● Your objective
Count how many lines of the material hold "diagram". Respond with that number alone.

● Data section

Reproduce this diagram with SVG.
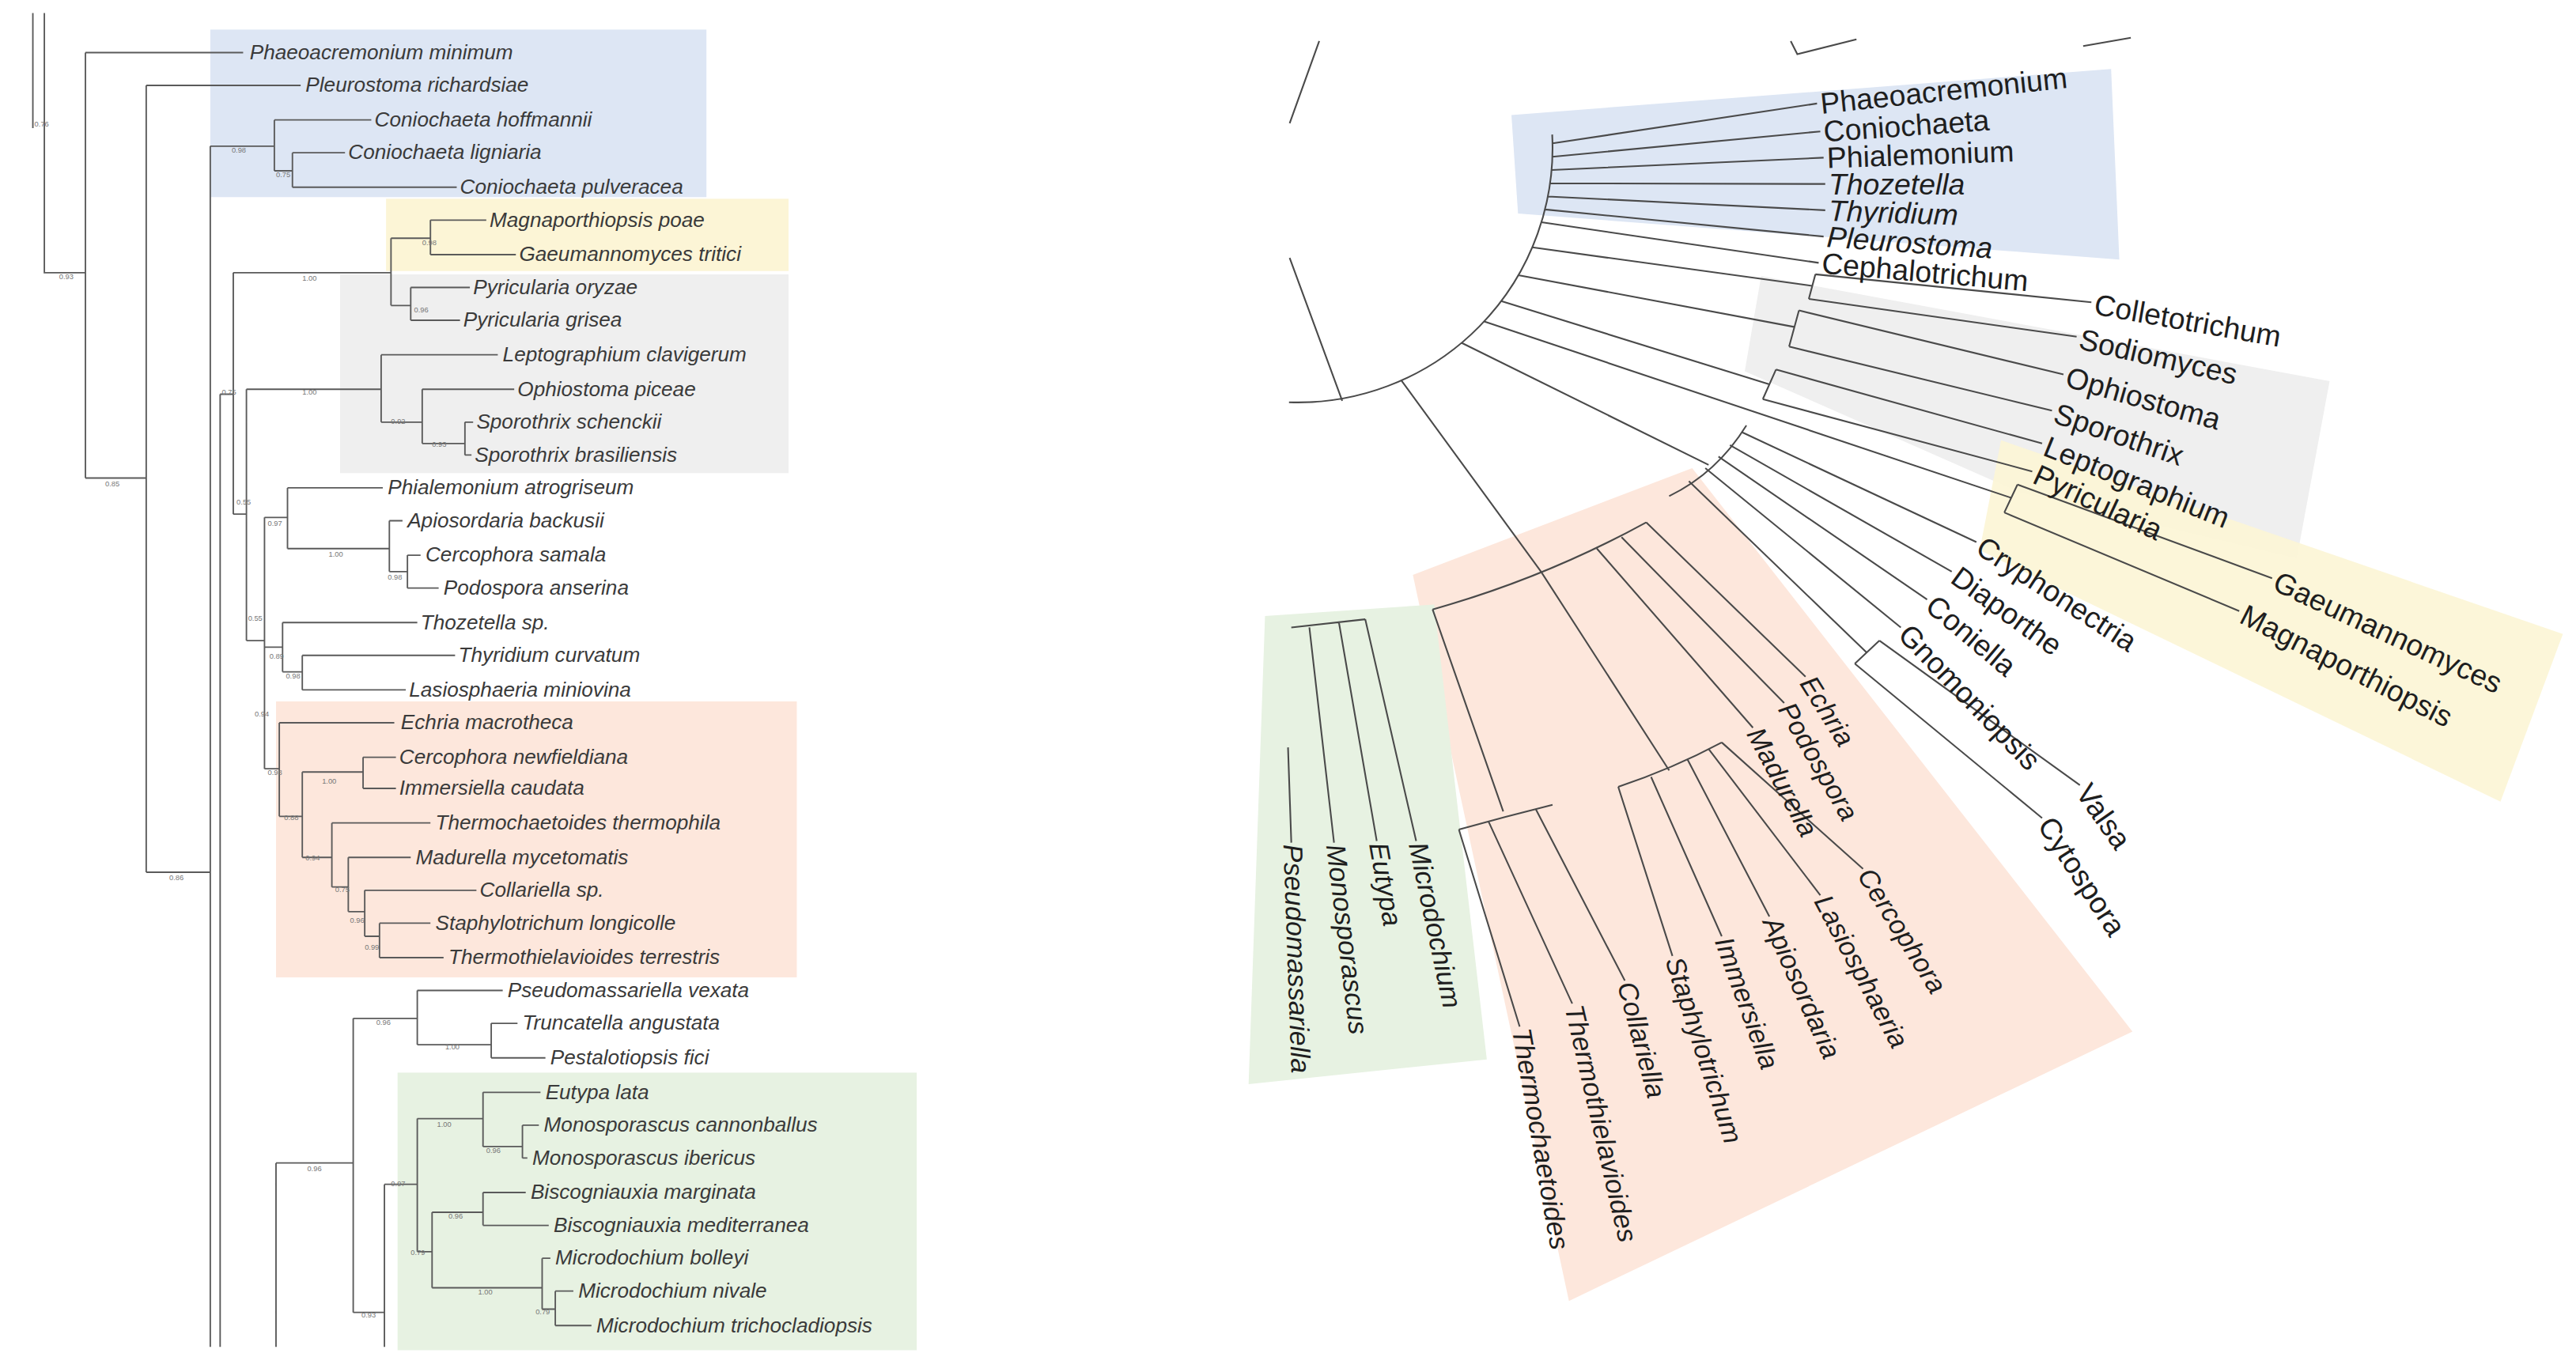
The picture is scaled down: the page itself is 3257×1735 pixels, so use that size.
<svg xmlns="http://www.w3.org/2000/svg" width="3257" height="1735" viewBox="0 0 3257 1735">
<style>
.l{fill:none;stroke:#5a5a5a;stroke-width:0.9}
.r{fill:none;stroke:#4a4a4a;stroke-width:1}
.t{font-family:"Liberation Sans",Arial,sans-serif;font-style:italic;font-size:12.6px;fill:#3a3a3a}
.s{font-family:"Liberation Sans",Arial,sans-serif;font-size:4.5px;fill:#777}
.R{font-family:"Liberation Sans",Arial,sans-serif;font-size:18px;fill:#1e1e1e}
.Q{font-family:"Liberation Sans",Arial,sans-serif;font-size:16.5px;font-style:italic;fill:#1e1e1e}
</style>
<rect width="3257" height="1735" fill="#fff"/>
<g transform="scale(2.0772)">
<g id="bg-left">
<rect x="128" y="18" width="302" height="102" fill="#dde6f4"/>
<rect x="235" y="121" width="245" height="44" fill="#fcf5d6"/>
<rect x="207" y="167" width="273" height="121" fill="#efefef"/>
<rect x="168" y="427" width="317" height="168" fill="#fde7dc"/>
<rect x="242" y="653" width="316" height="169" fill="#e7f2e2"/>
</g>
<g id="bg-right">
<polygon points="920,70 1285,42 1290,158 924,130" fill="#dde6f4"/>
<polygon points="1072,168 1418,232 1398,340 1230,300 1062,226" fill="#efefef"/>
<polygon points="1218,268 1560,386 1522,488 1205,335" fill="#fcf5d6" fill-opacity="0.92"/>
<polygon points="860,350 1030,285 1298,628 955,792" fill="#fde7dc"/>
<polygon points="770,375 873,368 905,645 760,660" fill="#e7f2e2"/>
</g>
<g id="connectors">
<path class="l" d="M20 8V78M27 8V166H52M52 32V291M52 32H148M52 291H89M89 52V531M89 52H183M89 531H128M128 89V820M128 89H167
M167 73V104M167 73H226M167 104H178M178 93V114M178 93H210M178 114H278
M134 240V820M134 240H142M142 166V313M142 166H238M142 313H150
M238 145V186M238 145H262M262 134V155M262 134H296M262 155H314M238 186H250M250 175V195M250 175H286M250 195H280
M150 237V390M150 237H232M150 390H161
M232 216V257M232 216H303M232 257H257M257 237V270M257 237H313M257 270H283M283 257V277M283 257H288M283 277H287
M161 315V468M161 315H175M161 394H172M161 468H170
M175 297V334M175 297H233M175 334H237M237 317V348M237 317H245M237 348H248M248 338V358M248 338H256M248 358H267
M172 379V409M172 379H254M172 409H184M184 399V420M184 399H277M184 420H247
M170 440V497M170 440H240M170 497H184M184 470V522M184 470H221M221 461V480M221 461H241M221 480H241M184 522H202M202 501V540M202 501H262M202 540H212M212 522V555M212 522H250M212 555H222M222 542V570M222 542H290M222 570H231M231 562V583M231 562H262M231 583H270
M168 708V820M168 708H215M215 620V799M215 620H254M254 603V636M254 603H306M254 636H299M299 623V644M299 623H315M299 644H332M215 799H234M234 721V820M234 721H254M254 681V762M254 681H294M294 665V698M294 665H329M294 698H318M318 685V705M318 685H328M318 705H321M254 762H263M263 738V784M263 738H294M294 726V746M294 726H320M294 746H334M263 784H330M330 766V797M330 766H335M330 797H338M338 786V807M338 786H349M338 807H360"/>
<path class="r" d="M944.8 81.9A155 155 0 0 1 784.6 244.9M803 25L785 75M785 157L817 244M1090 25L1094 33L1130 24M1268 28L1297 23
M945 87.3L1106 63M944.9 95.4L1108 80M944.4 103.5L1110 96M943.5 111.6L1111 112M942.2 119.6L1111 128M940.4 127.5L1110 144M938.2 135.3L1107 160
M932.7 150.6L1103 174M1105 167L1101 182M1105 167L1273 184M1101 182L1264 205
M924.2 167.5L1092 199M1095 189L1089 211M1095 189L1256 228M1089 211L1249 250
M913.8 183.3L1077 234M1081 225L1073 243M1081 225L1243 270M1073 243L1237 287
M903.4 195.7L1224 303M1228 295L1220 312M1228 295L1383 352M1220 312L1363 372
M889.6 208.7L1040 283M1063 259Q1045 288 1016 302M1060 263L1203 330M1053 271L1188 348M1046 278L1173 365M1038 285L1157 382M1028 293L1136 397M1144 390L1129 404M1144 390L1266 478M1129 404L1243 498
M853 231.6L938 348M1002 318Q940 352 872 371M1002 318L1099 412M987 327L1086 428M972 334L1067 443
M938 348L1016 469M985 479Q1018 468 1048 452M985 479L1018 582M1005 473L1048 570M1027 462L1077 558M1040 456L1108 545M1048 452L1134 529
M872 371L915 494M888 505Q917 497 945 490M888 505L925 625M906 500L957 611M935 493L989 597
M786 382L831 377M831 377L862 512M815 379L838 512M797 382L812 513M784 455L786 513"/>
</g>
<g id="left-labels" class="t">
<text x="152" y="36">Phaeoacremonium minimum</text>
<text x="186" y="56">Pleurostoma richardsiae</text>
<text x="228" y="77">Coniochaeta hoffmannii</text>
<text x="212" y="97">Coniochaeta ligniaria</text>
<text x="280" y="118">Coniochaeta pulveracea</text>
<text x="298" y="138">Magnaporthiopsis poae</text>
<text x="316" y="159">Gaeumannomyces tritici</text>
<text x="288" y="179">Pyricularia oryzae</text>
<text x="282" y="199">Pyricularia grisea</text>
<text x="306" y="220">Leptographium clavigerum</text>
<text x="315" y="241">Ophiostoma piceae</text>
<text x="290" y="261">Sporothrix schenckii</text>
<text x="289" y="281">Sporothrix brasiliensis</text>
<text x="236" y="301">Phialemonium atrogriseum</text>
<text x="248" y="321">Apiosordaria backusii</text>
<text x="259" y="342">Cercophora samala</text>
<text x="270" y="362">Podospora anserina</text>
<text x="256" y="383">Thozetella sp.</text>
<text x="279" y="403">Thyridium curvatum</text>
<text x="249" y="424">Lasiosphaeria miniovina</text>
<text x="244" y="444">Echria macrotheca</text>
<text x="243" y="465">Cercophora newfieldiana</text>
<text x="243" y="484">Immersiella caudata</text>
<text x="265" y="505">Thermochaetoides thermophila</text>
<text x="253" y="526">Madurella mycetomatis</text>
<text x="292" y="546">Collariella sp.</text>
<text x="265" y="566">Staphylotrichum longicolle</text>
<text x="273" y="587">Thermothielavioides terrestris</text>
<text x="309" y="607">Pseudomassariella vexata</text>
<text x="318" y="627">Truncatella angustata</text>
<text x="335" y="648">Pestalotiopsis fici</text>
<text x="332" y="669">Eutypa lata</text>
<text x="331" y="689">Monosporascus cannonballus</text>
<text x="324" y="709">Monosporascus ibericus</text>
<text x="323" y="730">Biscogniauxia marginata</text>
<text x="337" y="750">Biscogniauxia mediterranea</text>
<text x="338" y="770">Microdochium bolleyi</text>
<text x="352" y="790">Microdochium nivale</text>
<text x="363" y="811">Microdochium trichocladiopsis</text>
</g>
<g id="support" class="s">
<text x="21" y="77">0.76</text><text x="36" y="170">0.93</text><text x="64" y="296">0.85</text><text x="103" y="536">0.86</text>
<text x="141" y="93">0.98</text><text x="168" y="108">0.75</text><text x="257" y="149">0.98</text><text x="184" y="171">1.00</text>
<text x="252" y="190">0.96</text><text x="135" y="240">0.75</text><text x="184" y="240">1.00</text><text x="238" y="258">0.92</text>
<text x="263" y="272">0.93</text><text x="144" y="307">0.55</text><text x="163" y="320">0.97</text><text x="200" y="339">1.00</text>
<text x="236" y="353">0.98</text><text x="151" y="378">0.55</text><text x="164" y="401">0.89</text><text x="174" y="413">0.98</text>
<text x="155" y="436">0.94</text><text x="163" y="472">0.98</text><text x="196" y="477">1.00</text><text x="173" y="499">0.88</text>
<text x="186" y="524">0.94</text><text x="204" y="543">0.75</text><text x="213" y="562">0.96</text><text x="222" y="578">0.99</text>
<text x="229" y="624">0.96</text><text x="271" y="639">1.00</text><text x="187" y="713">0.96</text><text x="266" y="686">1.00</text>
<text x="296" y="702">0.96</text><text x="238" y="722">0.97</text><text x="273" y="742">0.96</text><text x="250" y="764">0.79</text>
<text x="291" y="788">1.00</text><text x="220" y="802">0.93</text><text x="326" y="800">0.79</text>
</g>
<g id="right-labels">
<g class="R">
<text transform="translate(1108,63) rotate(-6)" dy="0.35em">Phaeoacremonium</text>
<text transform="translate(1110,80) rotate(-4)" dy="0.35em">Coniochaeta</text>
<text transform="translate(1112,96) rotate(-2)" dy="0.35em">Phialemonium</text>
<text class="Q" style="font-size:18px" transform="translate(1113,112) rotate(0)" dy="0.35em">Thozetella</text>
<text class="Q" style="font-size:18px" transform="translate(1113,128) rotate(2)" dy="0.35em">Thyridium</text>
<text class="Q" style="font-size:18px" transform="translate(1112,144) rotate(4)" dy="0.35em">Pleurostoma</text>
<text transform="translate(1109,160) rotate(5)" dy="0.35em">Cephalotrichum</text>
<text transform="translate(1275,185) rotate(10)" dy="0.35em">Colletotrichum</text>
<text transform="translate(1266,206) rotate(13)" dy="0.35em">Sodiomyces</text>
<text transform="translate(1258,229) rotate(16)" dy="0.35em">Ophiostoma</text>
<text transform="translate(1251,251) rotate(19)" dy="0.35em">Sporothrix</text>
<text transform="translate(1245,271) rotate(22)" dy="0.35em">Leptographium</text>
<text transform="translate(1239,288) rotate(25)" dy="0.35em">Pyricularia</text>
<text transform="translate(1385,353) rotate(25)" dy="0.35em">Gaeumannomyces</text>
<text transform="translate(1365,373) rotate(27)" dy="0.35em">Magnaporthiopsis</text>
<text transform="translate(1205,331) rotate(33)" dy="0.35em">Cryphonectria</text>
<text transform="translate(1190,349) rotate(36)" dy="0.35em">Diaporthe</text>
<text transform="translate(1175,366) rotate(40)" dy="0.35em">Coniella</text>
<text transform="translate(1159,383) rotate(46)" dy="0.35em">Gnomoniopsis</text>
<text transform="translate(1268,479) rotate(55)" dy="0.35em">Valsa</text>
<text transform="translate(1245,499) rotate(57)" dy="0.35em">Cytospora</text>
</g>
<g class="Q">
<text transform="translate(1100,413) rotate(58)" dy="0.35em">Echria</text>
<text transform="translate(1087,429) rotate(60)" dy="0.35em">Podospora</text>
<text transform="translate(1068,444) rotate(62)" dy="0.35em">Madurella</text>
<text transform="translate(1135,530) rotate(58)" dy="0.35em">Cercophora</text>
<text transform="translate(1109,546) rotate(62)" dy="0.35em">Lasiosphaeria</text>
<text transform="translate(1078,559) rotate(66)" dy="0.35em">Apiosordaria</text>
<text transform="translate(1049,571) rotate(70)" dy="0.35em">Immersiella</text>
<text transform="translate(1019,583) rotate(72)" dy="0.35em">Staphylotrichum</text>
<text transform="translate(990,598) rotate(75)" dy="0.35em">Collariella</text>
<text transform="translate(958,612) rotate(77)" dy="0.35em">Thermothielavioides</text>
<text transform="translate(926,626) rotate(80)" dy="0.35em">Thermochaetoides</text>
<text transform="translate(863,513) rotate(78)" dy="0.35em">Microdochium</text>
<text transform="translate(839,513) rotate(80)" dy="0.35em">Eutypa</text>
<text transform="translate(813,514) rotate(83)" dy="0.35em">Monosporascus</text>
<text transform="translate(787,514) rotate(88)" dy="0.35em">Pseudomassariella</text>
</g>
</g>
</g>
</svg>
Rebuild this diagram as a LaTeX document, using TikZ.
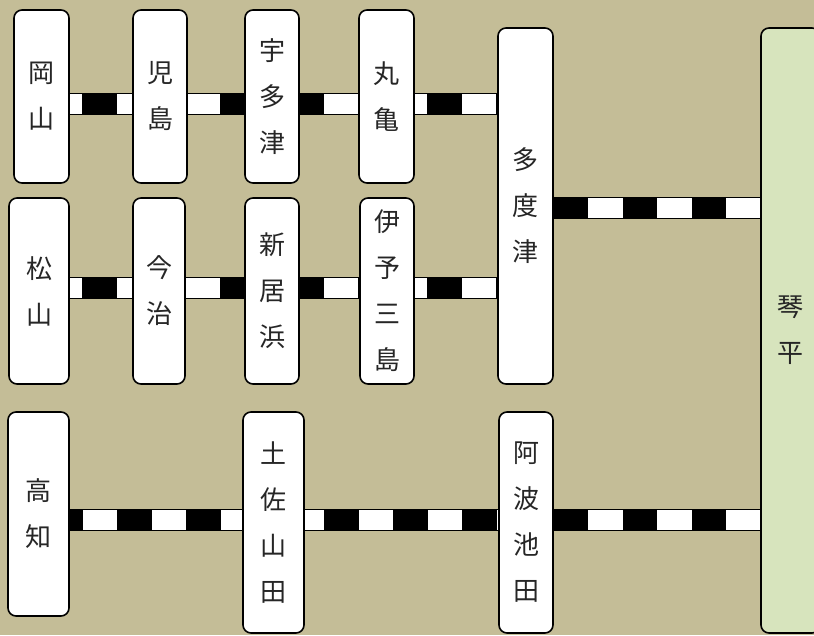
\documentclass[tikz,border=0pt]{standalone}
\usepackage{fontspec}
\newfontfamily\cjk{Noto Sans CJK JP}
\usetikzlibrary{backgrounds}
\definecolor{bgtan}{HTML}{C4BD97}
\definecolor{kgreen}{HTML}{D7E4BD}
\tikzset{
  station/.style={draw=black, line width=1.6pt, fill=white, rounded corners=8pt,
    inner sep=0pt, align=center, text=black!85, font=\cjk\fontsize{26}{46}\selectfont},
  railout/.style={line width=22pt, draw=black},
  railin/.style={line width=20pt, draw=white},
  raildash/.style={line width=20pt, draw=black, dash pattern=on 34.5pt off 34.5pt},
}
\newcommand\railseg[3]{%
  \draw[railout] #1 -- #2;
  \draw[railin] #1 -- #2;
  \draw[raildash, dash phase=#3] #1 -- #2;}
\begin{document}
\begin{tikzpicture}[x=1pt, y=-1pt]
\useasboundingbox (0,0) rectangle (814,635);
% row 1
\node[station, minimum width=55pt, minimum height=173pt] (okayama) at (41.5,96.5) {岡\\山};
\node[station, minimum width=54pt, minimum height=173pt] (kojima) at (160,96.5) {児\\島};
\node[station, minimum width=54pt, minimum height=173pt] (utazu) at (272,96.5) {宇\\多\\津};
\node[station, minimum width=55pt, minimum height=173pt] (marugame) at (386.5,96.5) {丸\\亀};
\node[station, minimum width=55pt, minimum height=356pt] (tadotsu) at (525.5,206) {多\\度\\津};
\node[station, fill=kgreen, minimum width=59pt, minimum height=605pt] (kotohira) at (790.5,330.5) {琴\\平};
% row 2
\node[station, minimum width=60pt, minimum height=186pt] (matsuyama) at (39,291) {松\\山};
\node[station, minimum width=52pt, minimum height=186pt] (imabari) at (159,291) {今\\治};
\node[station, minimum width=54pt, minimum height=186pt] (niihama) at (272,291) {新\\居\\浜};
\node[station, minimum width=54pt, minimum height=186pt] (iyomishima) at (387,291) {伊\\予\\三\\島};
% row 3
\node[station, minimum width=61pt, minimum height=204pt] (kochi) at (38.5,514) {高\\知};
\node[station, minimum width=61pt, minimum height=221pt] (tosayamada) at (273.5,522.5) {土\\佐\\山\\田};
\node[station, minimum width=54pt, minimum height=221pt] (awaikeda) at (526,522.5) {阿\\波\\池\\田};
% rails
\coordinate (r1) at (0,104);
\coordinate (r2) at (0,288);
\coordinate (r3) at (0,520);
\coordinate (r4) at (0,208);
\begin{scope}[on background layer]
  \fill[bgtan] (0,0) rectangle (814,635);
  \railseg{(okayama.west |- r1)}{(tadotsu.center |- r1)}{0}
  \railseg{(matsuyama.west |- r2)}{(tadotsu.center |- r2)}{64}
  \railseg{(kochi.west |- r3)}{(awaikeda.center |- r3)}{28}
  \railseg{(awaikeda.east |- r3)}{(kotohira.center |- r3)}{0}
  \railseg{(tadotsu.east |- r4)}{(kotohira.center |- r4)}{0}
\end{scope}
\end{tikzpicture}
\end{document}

● Correct output
2